The propagation mechanism of radial cracks emanating from the blast holes in any rock blasting operation can be modeled by the displacement discontinuity method which is a version of the broad boundary element method. The stress intensity factors (SIFs) at the crack tips of the radial cracks are related to the displacement discontinuities near the crack ends. The stress intensity factors can be numerically evaluated based on the displacement discontinuity variations near the crack tips. Due to the singularity of the stress and displacement fields at the crack tips a special treatment of the displacement discontinuities near the crack tips can be used to obtain more accurate results of SIFs. In this paper a cubic variation of the displacement discontinuities along the boundaries of the circular blast holes and along the radial cracks have been assumed. For the crack tip treatment, the same cubic variation of the displacement discontinuities is also used but to decrease the singularity effect of the crack tips a special crack tip element variation in the form of the square roof of the crack tip element length multiplied by the general displacement discontinuity variation is formulated and some typical example problems are solved numerically. The numerical results are compared with the corresponding results cited in literature which verify the validity and accuracy of the proposed method.

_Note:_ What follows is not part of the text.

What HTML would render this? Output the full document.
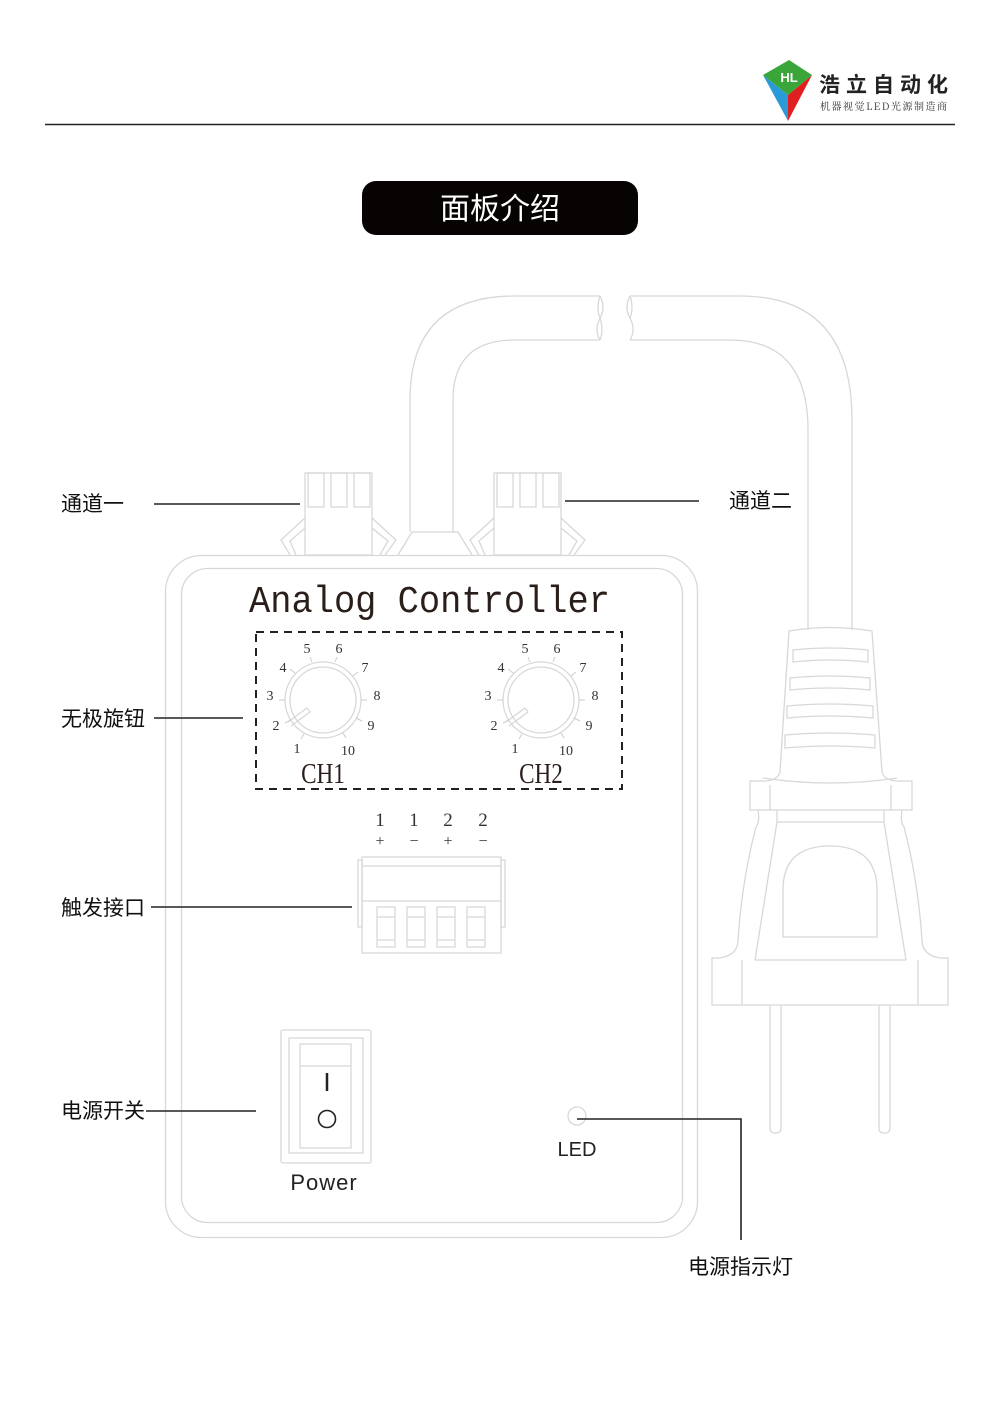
<!DOCTYPE html>
<html><head><meta charset="utf-8"><style>
html,body{margin:0;padding:0;background:#fff}
svg{display:block}
.cj{font-family:"Liberation Sans","Noto Sans CJK SC",sans-serif;font-size:21px;fill:#111}
.g{fill:none;stroke:#d8d8d8;stroke-width:1.3}
.n{font-family:"Liberation Serif",serif;font-size:14px;fill:#333;text-anchor:middle}
</style></head><body>
<svg width="1000" height="1415" viewBox="0 0 1000 1415" xmlns="http://www.w3.org/2000/svg">
<!-- logo -->
<polygon points="763,75 789,60 812,75" fill="#3aa63a"/>
<polygon points="763,75 788,121 788,95" fill="#2a9ad8"/>
<polygon points="812,75 788,121 788,95" fill="#e02020"/>
<polygon points="763,75 812,75 788,95" fill="#3aa63a"/>
<text x="789" y="82" font-family="Liberation Sans,sans-serif" font-size="13" font-weight="bold" fill="#fff" text-anchor="middle">HL</text>
<text x="819" y="92" font-family="Liberation Sans,'Noto Sans CJK SC',sans-serif" font-size="21" font-weight="bold" fill="#222" textLength="129" lengthAdjust="spacing">浩立自动化</text>
<text x="820" y="110" font-family="'Noto Serif CJK SC',serif" font-size="10" fill="#333" textLength="127" lengthAdjust="spacing">机器视觉LED光源制造商</text>
<line x1="45" y1="124.5" x2="955" y2="124.5" stroke="#222" stroke-width="1.5"/>
<!-- title -->
<rect x="362" y="181" width="276" height="54" rx="14" fill="#070302"/>
<text x="500" y="219" font-family="Liberation Sans,'Noto Sans CJK SC',sans-serif" font-size="30" fill="#fff" text-anchor="middle">面板介绍</text>
<!-- cable -->
<path class="g" d="M410,532 V400 Q410,296 515,296 H600 M453,532 V400 Q453,340 515,340 H600"/>
<path class="g" d="M600,296 Q606,308 600,318 Q594,330 600,340 M600,296 Q596,308 600,318 Q604,330 600,340"/>
<path class="g" d="M630,296 Q624,308 630,318 Q636,330 630,340 M630,296 Q634,308 630,318"/>
<path class="g" d="M630,296 H740 Q852,296 852,420 V630 M630,340 H730 Q808,340 808,430 V630"/>
<path class="g" d="M398,555 L412,532 H458 L472,555"/>
<!-- connectors -->
<g class="g">
<rect x="305" y="473" width="67" height="82"/>
<rect x="308" y="473" width="16" height="34"/><rect x="331" y="473" width="16" height="34"/><rect x="354" y="473" width="16" height="34"/>
<path d="M305,518 L281,540 L290,555 M305,528 L290,541 L296,555 M372,518 L396,540 L385,555 M372,528 L388,541 L380,555"/>
<rect x="494" y="473" width="67" height="82"/>
<rect x="497" y="473" width="16" height="34"/><rect x="520" y="473" width="16" height="34"/><rect x="543" y="473" width="16" height="34"/>
<path d="M494,518 L470,540 L479,555 M494,528 L479,541 L485,555 M561,518 L585,540 L574,555 M561,528 L577,541 L569,555"/>
</g>
<!-- box -->
<rect class="g" x="165.5" y="555.5" width="532" height="682" rx="36"/>
<rect class="g" x="181.5" y="568.5" width="501" height="654" rx="26"/>
<text x="249" y="612" font-family="'Liberation Mono',monospace" font-size="38" fill="#2a1e1a" textLength="361" lengthAdjust="spacingAndGlyphs">Analog Controller</text>
<rect x="256" y="632" width="366" height="157" fill="none" stroke="#222" stroke-width="2" stroke-dasharray="8,6"/>
<!-- knobs -->
<g id="k1">
<circle class="g" cx="323" cy="700" r="38"/><circle class="g" cx="323" cy="700" r="33"/>
<path class="g" d="M288,722 L307,708 L310,712 L291,726"/>
<g stroke="#ccc" stroke-width="1">
<line x1="312" y1="662" x2="310" y2="657"/><line x1="335" y1="662" x2="337" y2="657"/>
<line x1="295" y1="673" x2="290" y2="669"/><line x1="353" y1="676" x2="358" y2="672"/>
<line x1="285" y1="700" x2="279" y2="700"/><line x1="361" y1="700" x2="367" y2="700"/>
<line x1="291" y1="720" x2="285" y2="723"/><line x1="356" y1="718" x2="362" y2="721"/>
<line x1="304" y1="734" x2="301" y2="739"/><line x1="343" y1="733" x2="346" y2="738"/>
</g>
<text class="n" x="307" y="653">5</text><text class="n" x="339" y="653">6</text>
<text class="n" x="283" y="672">4</text><text class="n" x="365" y="672">7</text>
<text class="n" x="270" y="700">3</text><text class="n" x="377" y="700">8</text>
<text class="n" x="276" y="730">2</text><text class="n" x="371" y="730">9</text>
<text class="n" x="297" y="753">1</text><text class="n" x="348" y="755">10</text>
</g>
<use href="#k1" x="218"/>
<text x="323" y="783" font-family="'Liberation Serif',serif" font-size="29" fill="#2a1e1a" text-anchor="middle" transform="translate(323 0) scale(0.8 1) translate(-323 0)">CH1</text>
<text x="541" y="783" font-family="'Liberation Serif',serif" font-size="29" fill="#2a1e1a" text-anchor="middle" transform="translate(541 0) scale(0.8 1) translate(-541 0)">CH2</text>
<!-- terminal -->
<g font-family="'Liberation Serif',serif" font-size="19" fill="#333" text-anchor="middle">
<text x="380" y="826">1</text><text x="414" y="826">1</text><text x="448" y="826">2</text><text x="483" y="826">2</text>
<text x="380" y="846" font-size="16">+</text><text x="414" y="846" font-size="16">−</text><text x="448" y="846" font-size="16">+</text><text x="483" y="846" font-size="16">−</text>
</g>
<g class="g">
<rect x="362" y="857" width="139" height="96"/><line x1="362" y1="866" x2="501" y2="866"/><line x1="362" y1="901" x2="501" y2="901"/>
<rect x="358" y="860" width="4" height="67"/><rect x="501" y="860" width="4" height="67"/>
<rect x="377" y="907" width="18" height="40"/><rect x="407" y="907" width="18" height="40"/><rect x="437" y="907" width="18" height="40"/><rect x="467" y="907" width="18" height="40"/>
<path d="M377,917H395M407,917H425M437,917H455M467,917H485M377,940H395M407,940H425M437,940H455M467,940H485"/>
</g>
<!-- switch -->
<g class="g">
<rect x="281" y="1030" width="90" height="133" rx="2"/>
<rect x="289" y="1038" width="74" height="115"/>
<rect x="300" y="1044" width="51" height="104"/>
<line x1="300" y1="1066" x2="351" y2="1066"/>
</g>
<line x1="327" y1="1073" x2="327" y2="1091" stroke="#222" stroke-width="2.5"/>
<circle cx="327" cy="1119" r="8.5" fill="none" stroke="#222" stroke-width="1.6"/>
<text x="324" y="1190" font-family="'Liberation Sans',sans-serif" font-size="22" fill="#222" text-anchor="middle" letter-spacing="1">Power</text>
<!-- LED -->
<circle class="g" cx="577" cy="1116" r="9"/>
<text x="577" y="1156" font-family="'Liberation Sans',sans-serif" font-size="20" fill="#222" text-anchor="middle">LED</text>
<polyline points="577,1119 741,1119 741,1240" fill="none" stroke="#222" stroke-width="1.6"/>
<!-- plug -->
<g class="g">
<path d="M789,631 Q830,624 872,631 L882,772 Q884,780 896,781 H912 V810 H750 V781 H766 Q778,780 780,772 Z"/>
<path d="M793,650 Q830,646 868,650 V662 Q830,658 793,662Z M790,678 Q830,674 870,678 V690 Q830,686 790,690Z M787,706 Q830,702 873,706 V718 Q830,714 787,718Z M785,735 Q830,731 875,735 V748 Q830,744 785,748Z"/>
<path d="M763,778 Q830,788 897,778"/>
<line x1="770" y1="785" x2="770" y2="810"/><line x1="891" y1="785" x2="891" y2="810"/>
<path d="M758,810 Q760,822 756,827 Q742,880 738,940 Q738,955 720,958 H712 V1005 H948 V958 H940 Q922,955 922,940 Q918,880 904,827 Q900,822 902,810"/>
<line x1="777" y1="822" x2="884" y2="822"/>
<path d="M777,810 V822 L755,960 M884,810 V822 L906,960 M755,960 H906"/>
<path d="M783,937 V890 Q783,846 830,846 Q877,846 877,890 V937 Z"/>
<line x1="742" y1="960" x2="742" y2="1005"/><line x1="918" y1="960" x2="918" y2="1005"/>
<path d="M770,1005 V1128 Q770,1133 775,1133 H776 Q781,1133 781,1128 V1005 M879,1005 V1128 Q879,1133 884,1133 H885 Q890,1133 890,1128 V1005"/>
</g>
<!-- labels & leader lines -->
<g stroke="#222" stroke-width="1.6">
<line x1="154" y1="504" x2="300" y2="504"/>
<line x1="565" y1="501" x2="699" y2="501"/>
<line x1="154" y1="718" x2="243" y2="718"/>
<line x1="151" y1="907" x2="352" y2="907"/>
<line x1="146" y1="1111" x2="256" y2="1111"/>
</g>
<text class="cj" x="61" y="511">通道一</text>
<text class="cj" x="729" y="508">通道二</text>
<text class="cj" x="61" y="726">无极旋钮</text>
<text class="cj" x="61" y="915">触发接口</text>
<text class="cj" x="61" y="1118">电源开关</text>
<text class="cj" x="688" y="1274">电源指示灯</text>
</svg>
</body></html>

The displacement discontinuity method is a version of the indirect boundary element method originally developed by Crouch (1976) [1]. The method has been modified for crack analysis of fracture problems in geomechanics by several researches (e.g. [2–4]). Recently, some mixed mode fracture mechanics problems using special crack tip elements and kink elements have been solved for rock mechanics problems [4–7]. Linear elastic fracture mechanics (LEFM) principles have been widely used in rock fracture mechanics (RFM) [8–12]. Based on LEFM principles, a superposition of the three fracture modes describes the general case of loading called mixed mode loading. For a given cracked body under a certain type of loading, the SIFs are known and the displacements and stresses near the crack tip are accordingly determined. Due to brittle behavior of most rocks, the linear elastic fracture mechanics principles have been used to find the fracture mechanics parameters i.e. the mixed mode (mode I or opening mode and mode II or shearing mode of fractures) SIFs of radial cracks occur in the common blasting operations. A general numerical modeling for quasi static crack analysis in infinite plane is given and as a practical problem, the radial cracks around the blast holes are numerically analyzed. Any number of blast holes with any gas pressurization ratios along the emanating cracks can be studied by this model. Suitable normal gas pressurization ratios along the radial cracks are used, to solve the problem.
In this paper, the higher order displacement discontinuity elements is used (i. e linear, quadratic and cubic elements are considered) for analysis of crack problems in finite and infinite bodies.